Single-atom anchored novel two-dimensional MoSi2N4 monolayers for efficient electroreduction of CO2 to formic acid and methane

TL;DR

This study uses first-principles calculations to identify transition-metal anchored MoSi2N4 monolayers as efficient and selective catalysts for electroreduction of CO2 into formic acid and methane, highlighting their stability and tunable activity.

Contribution

It introduces novel single-atom anchored MoSi2N4 catalysts with controllable selectivity and high activity for CO2 reduction, supported by theoretical calculations.

Findings

Co@MoSi2N4 favors formic acid production with a 0.89 eV barrier

Other catalysts favor methane with barriers of 0.81-1.24 eV

MoSi2N4 is highly stable in air

Abstract

Efficient and selective CO2 electroreduction into value-added chemicals and fuels emerged as a significant approach for CO2 conversion, however, it relies on catalysts with controllable product selectivity and reaction paths.
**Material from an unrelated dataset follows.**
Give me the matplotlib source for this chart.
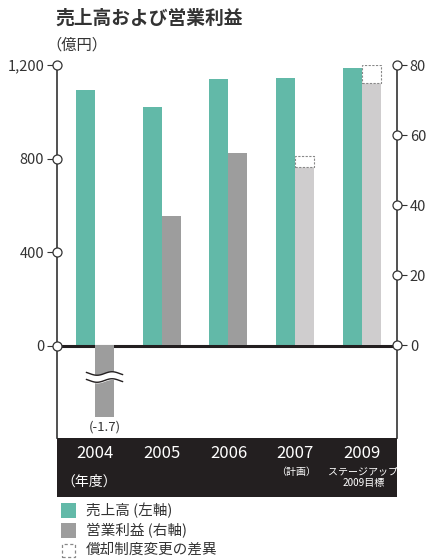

In this work, by means of first-principles calculations, we identify five catalysts (TM@MoSi2N4, TM = Sc, Ti, Fe, Co and Ni) comprising transition-metal atoms anchored on a MoSi2N4 monolayer, whose catalytic performance can be controlled by adjusting the d-band center and occupation of supported metal atoms. During CO2 reduction, the single metal atoms function as the active sites activates the MoSi2N4 inert basal-plane, and as-designed electrocatalysts exhibit excellent activity in CO2 reduction. Interestingly, HCOOH is the preferred product of CO2 reduction on the Co@MoSi2N4 catalyst with a rate-determining barrier of 0.89 eV, while the other four catalysts prefer to reduce CO2 to CH4 with a rate-determining barrier of 0.81-1.24 eV. Moreover, MoSi2N4 is an extremely-air-stable material, which will facilitate its application in various environments. Our findings provide a promising candidate with high activity, catalysts for renewable energy technologies, and selectivity for experimental work.